Syria: home of unprecedented tragedy

In the case of Syrian refugees, Algeria, Saudi Arabia, UAE and Qatar could have come forward and alleviated their hardships. But this has not happened

  • Syria, until the devastating civil war that struck the country four years ago, was considered a nearly developed country. It had a prosperous middle class having a per capita income of $ 4,000, swamped with all the amenities of life. Civic infrastructures in Damascus, Aleppo, Lattakia, Kessab and other big cities were comparable to thriving cities in Europe and the US. Hospitals, schools and universities were of European standards. Shopping malls and markets had stocks of merchandise arriving mostly from Turkey but also from other countries in the Middle East and Europe. Syria has a limited supply of oil and gas but its agriculture was modernised and produced varieties of fruits and vegetables. Tourism was an important sector in the economy and tourists from all across Europe would flock into this home of ancient civilisation. Syria has a population of around 23 million living mostly in the urban areas with diverse ethnic backgrounds and religious orientations.
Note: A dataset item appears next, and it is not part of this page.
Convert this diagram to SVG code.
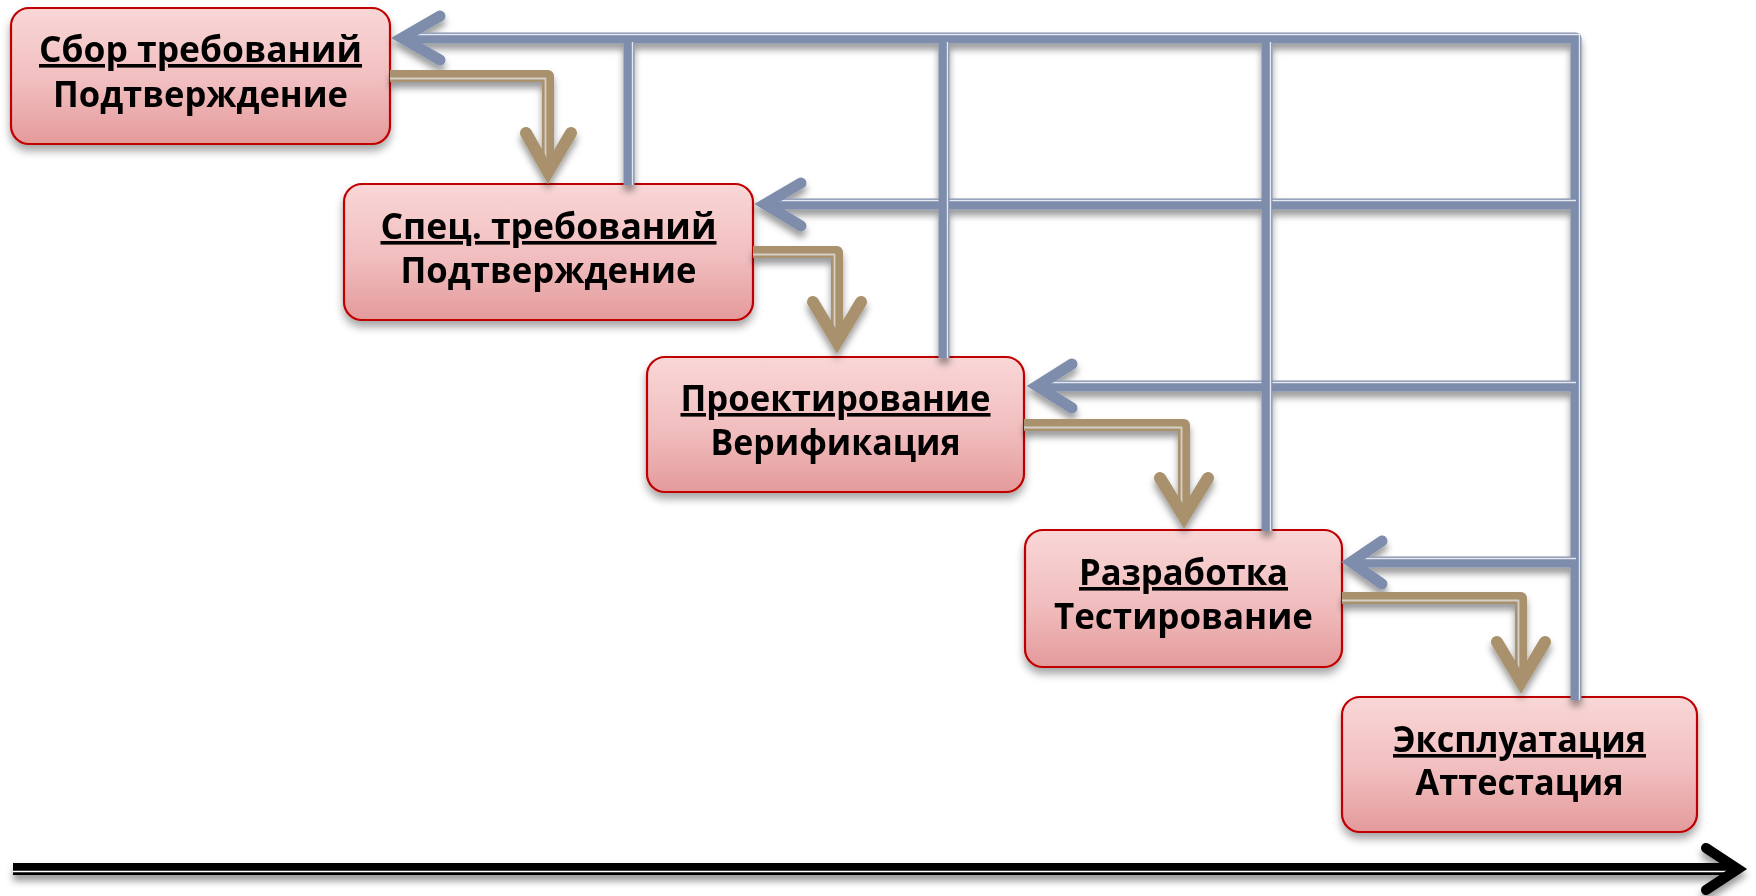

Syria has been a home of totalitarian regimes for the past 50 years. Hafeez al-Assad ruled the country from 1970 till he died in 2000. He was succeeded by his eldest son, Bashar al-Assad, a dental physician by background. Hafeez wanted his second son to succeed but his death in a car accident brought the eldest son to inherit the father’s title. Bashar’s succession raised some hope that he, being educated in the UK, would make a departure from his father’s dictatorial legacy and follow a trajectory more in line with pluralism. But that hope was misplaced: Bashar followed in the footsteps of his father.